WHAT IS EXPECTED
Restate the full listing word for word and leave the pictures out.

--- SUPPLIED INFORMATION ---

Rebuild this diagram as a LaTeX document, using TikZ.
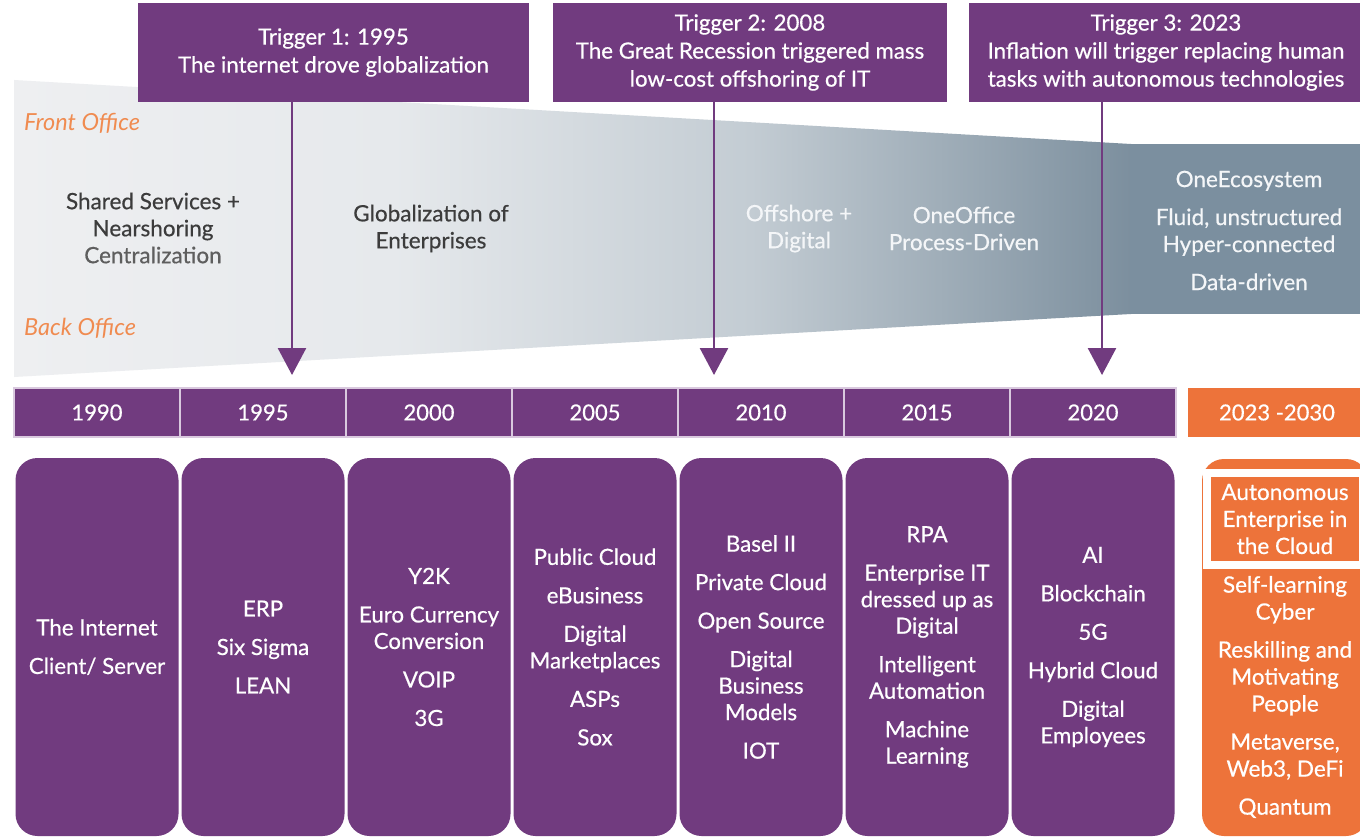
\documentclass[tikz,border=0pt]{standalone}
\usepackage{fontspec}
\setmainfont{Lato}[FakeBold=0.5]
\newfontfamily\thinf{Lato}
\usetikzlibrary{arrows.meta}
\definecolor{purp}{HTML}{713B7F}
\definecolor{lav}{HTML}{D9C9DE}
\definecolor{orng}{HTML}{ED733A}
\definecolor{offc}{HTML}{F08B50}
\definecolor{slate}{HTML}{7B8F9F}
\definecolor{dtext}{HTML}{3C3C3C}
\definecolor{cent}{HTML}{5E5E5E}
\definecolor{ltext}{HTML}{F4F6F8}
\definecolor{fa}{HTML}{EEEFF1}
\definecolor{fb}{HTML}{E6E9EC}
\definecolor{fc}{HTML}{C3CCD3}
\definecolor{fd}{HTML}{7C8F9E}
\pgfdeclarehorizontalshading{funnel}{100bp}{color(0bp)=(fa); color(25bp)=(fa); color(42bp)=(fb); color(58bp)=(fc); color(75bp)=(fd); color(100bp)=(fd)}
\newcommand\fsz[2]{\fontsize{#1}{#2}\selectfont}
\tikzset{
  trig/.style={fill=purp, text=white, minimum height=99, inner sep=0, align=center, font={\fsz{22.3}{28}}},
  yr/.style={fill=purp, draw=lav, line width=1.2, minimum width=166, minimum height=49, inner sep=0, text=white, font={\fsz{22}{26}}},
  tbox/.style={fill=purp, rounded corners=22, minimum width=163, minimum height=378, inner sep=0, text=white, align=center, font={\fsz{22.3}{26.5}}},
  obox/.style={fill=orng, rounded corners=22, minimum width=166, minimum height=377, inner sep=0},
  otext/.style={text=white, align=center, font={\fsz{22.5}{27}}},
  trarrow/.style={draw=purp, line width=2.6, -{Triangle[width=28pt,length=27pt]}},
  flabel/.style={align=center, font={\fsz{22.5}{27}}, inner sep=0},
  office/.style={text=offc, anchor=west, inner sep=0, font={\fsz{23.5}{26}\thinf\itshape}}
}
\begin{document}
\begin{tikzpicture}[x=1pt,y=-1pt]
\useasboundingbox[fill=white] (0,0) rectangle (1360,837);
% funnel
\shade[shading=funnel] (14,80) -- (1131,144) -- (1131,314) -- (14,377) -- cycle;
\fill[slate] (1130,144) rectangle (1362,314);
\node[office] (fo) at (24,123) {Front Office};
\node[office] (bo) at (24,328) {Back Office};
\node[flabel, text=dtext] (ss) at (153,228) {Shared Services +\\Nearshoring\\\textcolor{cent}{Centralization}};
\node[flabel, text=dtext] (ge) at (431,228.5) {Globalization of\\Enterprises};
\node[flabel, text=ltext] (od) at (799,228.5) {Offshore +\\Digital};
\node[flabel, text=ltext] (oo) at (964,228.5) {OneOffice\\Process-Driven};
\node[flabel, text=ltext] (oe) at (1249,230.5) {OneEcosystem\\[11pt]Fluid, unstructured\\Hyper-connected\\[11pt]Data-driven};
% triggers
\node[trig, minimum width=391] (t1) at (333.5,52.5) {Trigger 1: 1995\\The internet drove globalization};
\node[trig, minimum width=394] (t2) at (750,52.5) {Trigger 2: 2008\\The Great Recession triggered mass\\low-cost offshoring of IT};
\node[trig, minimum width=394] (t3) at (1166,52.5) {Trigger 3: 2023\\Inflation will trigger replacing human\\tasks with autonomous technologies};
\coordinate (a1) at (292,375);
\coordinate (a2) at (714,375);
\coordinate (a3) at (1102,375);
\draw[trarrow] (t1.south -| a1) -- (a1);
\draw[trarrow] (t2.south -| a2) -- (a2);
\draw[trarrow] (t3.south -| a3) -- (a3);
% years
\node[yr] (y1) at (97,412.5) {1990};
\node[yr] (y2) at (263,412.5) {1995};
\node[yr] (y3) at (429,412.5) {2000};
\node[yr] (y4) at (595,412.5) {2005};
\node[yr] (y5) at (761,412.5) {2010};
\node[yr] (y6) at (927,412.5) {2015};
\node[yr] (y7) at (1093,412.5) {2020};
\node[yr, fill=orng, draw=none, minimum width=178] (y8) at (1277,412.5) {2023 -2030};
% boxes
\node[tbox] (b1) at (97,647) {The Internet\\[12pt]Client/ Server};
\node[tbox] (b2) at (263,647) {ERP\\[12pt]Six Sigma\\[12pt]LEAN};
\node[tbox] (b3) at (429,647) {Y2K\\[12pt]Euro Currency\\Conversion\\[12pt]VOIP\\[12pt]3G};
\node[tbox] (b4) at (595,647) {Public Cloud\\[12pt]eBusiness\\[12pt]Digital\\Marketplaces\\[12pt]ASPs\\[12pt]Sox};
\node[tbox] (b5) at (761,647) {Basel II\\[12pt]Private Cloud\\[12pt]Open Source\\[12pt]Digital\\Business\\Models\\[12pt]IOT};
\node[tbox] (b6) at (927,647) {RPA\\[12pt]Enterprise IT\\dressed up as\\Digital\\[12pt]Intelligent\\Automation\\[12pt]Machine\\Learning};
\node[tbox] (b7) at (1093,647) {AI\\[12pt]Blockchain\\[12pt]5G\\[12pt]Hybrid Cloud\\[12pt]Digital\\Employees};
% orange column
\node[obox] (b8) at (1285,647.5) {};
\node[draw=white, line width=8, fill=orng, minimum width=156, minimum height=92, inner sep=0, otext] (auto) at (1285,519) {Autonomous\\Enterprise in\\the Cloud};
\node[otext] (list) at (1285,697) {Self-learning\\Cyber\\[11pt]Reskilling and\\Motivating\\People\\[11pt]Metaverse,\\Web3, DeFi\\[11pt]Quantum};
\end{tikzpicture}
\end{document}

---

RESULT OF THIS EXERCISE
Rebuild this diagram as a LaTeX document, using TikZ.
\documentclass[tikz,border=0pt]{standalone}
\usepackage{fontspec}
\setmainfont{Lato}[FakeBold=0.5]
\newfontfamily\thinf{Lato}
\usetikzlibrary{arrows.meta}
\definecolor{purp}{HTML}{713B7F}
\definecolor{lav}{HTML}{D9C9DE}
\definecolor{orng}{HTML}{ED733A}
\definecolor{offc}{HTML}{F08B50}
\definecolor{slate}{HTML}{7B8F9F}
\definecolor{dtext}{HTML}{3C3C3C}
\definecolor{cent}{HTML}{5E5E5E}
\definecolor{ltext}{HTML}{F4F6F8}
\definecolor{fa}{HTML}{EEEFF1}
\definecolor{fb}{HTML}{E6E9EC}
\definecolor{fc}{HTML}{C3CCD3}
\definecolor{fd}{HTML}{7C8F9E}
\pgfdeclarehorizontalshading{funnel}{100bp}{color(0bp)=(fa); color(25bp)=(fa); color(42bp)=(fb); color(58bp)=(fc); color(75bp)=(fd); color(100bp)=(fd)}
\newcommand\fsz[2]{\fontsize{#1}{#2}\selectfont}
\tikzset{
  trig/.style={fill=purp, text=white, minimum height=99, inner sep=0, align=center, font={\fsz{22.3}{28}}},
  yr/.style={fill=purp, draw=lav, line width=1.2, minimum width=166, minimum height=49, inner sep=0, text=white, font={\fsz{22}{26}}},
  tbox/.style={fill=purp, rounded corners=22, minimum width=163, minimum height=378, inner sep=0, text=white, align=center, font={\fsz{22.3}{26.5}}},
  obox/.style={fill=orng, rounded corners=22, minimum width=166, minimum height=377, inner sep=0},
  otext/.style={text=white, align=center, font={\fsz{22.5}{27}}},
  trarrow/.style={draw=purp, line width=2.6, -{Triangle[width=28pt,length=27pt]}},
  flabel/.style={align=center, font={\fsz{22.5}{27}}, inner sep=0},
  office/.style={text=offc, anchor=west, inner sep=0, font={\fsz{23.5}{26}\thinf\itshape}}
}
\begin{document}
\begin{tikzpicture}[x=1pt,y=-1pt]
\useasboundingbox[fill=white] (0,0) rectangle (1360,837);
% funnel
\shade[shading=funnel] (14,80) -- (1131,144) -- (1131,314) -- (14,377) -- cycle;
\fill[slate] (1130,144) rectangle (1362,314);
\node[office] (fo) at (24,123) {Front Office};
\node[office] (bo) at (24,328) {Back Office};
\node[flabel, text=dtext] (ss) at (153,228) {Shared Services +\\Nearshoring\\\textcolor{cent}{Centralization}};
\node[flabel, text=dtext] (ge) at (431,228.5) {Globalization of\\Enterprises};
\node[flabel, text=ltext] (od) at (799,228.5) {Offshore +\\Digital};
\node[flabel, text=ltext] (oo) at (964,228.5) {OneOffice\\Process-Driven};
\node[flabel, text=ltext] (oe) at (1249,230.5) {OneEcosystem\\[11pt]Fluid, unstructured\\Hyper-connected\\[11pt]Data-driven};
% triggers
\node[trig, minimum width=391] (t1) at (333.5,52.5) {Trigger 1: 1995\\The internet drove globalization};
\node[trig, minimum width=394] (t2) at (750,52.5) {Trigger 2: 2008\\The Great Recession triggered mass\\low-cost offshoring of IT};
\node[trig, minimum width=394] (t3) at (1166,52.5) {Trigger 3: 2023\\Inflation will trigger replacing human\\tasks with autonomous technologies};
\coordinate (a1) at (292,375);
\coordinate (a2) at (714,375);
\coordinate (a3) at (1102,375);
\draw[trarrow] (t1.south -| a1) -- (a1);
\draw[trarrow] (t2.south -| a2) -- (a2);
\draw[trarrow] (t3.south -| a3) -- (a3);
% years
\node[yr] (y1) at (97,412.5) {1990};
\node[yr] (y2) at (263,412.5) {1995};
\node[yr] (y3) at (429,412.5) {2000};
\node[yr] (y4) at (595,412.5) {2005};
\node[yr] (y5) at (761,412.5) {2010};
\node[yr] (y6) at (927,412.5) {2015};
\node[yr] (y7) at (1093,412.5) {2020};
\node[yr, fill=orng, draw=none, minimum width=178] (y8) at (1277,412.5) {2023 -2030};
% boxes
\node[tbox] (b1) at (97,647) {The Internet\\[12pt]Client/ Server};
\node[tbox] (b2) at (263,647) {ERP\\[12pt]Six Sigma\\[12pt]LEAN};
\node[tbox] (b3) at (429,647) {Y2K\\[12pt]Euro Currency\\Conversion\\[12pt]VOIP\\[12pt]3G};
\node[tbox] (b4) at (595,647) {Public Cloud\\[12pt]eBusiness\\[12pt]Digital\\Marketplaces\\[12pt]ASPs\\[12pt]Sox};
\node[tbox] (b5) at (761,647) {Basel II\\[12pt]Private Cloud\\[12pt]Open Source\\[12pt]Digital\\Business\\Models\\[12pt]IOT};
\node[tbox] (b6) at (927,647) {RPA\\[12pt]Enterprise IT\\dressed up as\\Digital\\[12pt]Intelligent\\Automation\\[12pt]Machine\\Learning};
\node[tbox] (b7) at (1093,647) {AI\\[12pt]Blockchain\\[12pt]5G\\[12pt]Hybrid Cloud\\[12pt]Digital\\Employees};
% orange column
\node[obox] (b8) at (1285,647.5) {};
\node[draw=white, line width=8, fill=orng, minimum width=156, minimum height=92, inner sep=0, otext] (auto) at (1285,519) {Autonomous\\Enterprise in\\the Cloud};
\node[otext] (list) at (1285,697) {Self-learning\\Cyber\\[11pt]Reskilling and\\Motivating\\People\\[11pt]Metaverse,\\Web3, DeFi\\[11pt]Quantum};
\end{tikzpicture}
\end{document}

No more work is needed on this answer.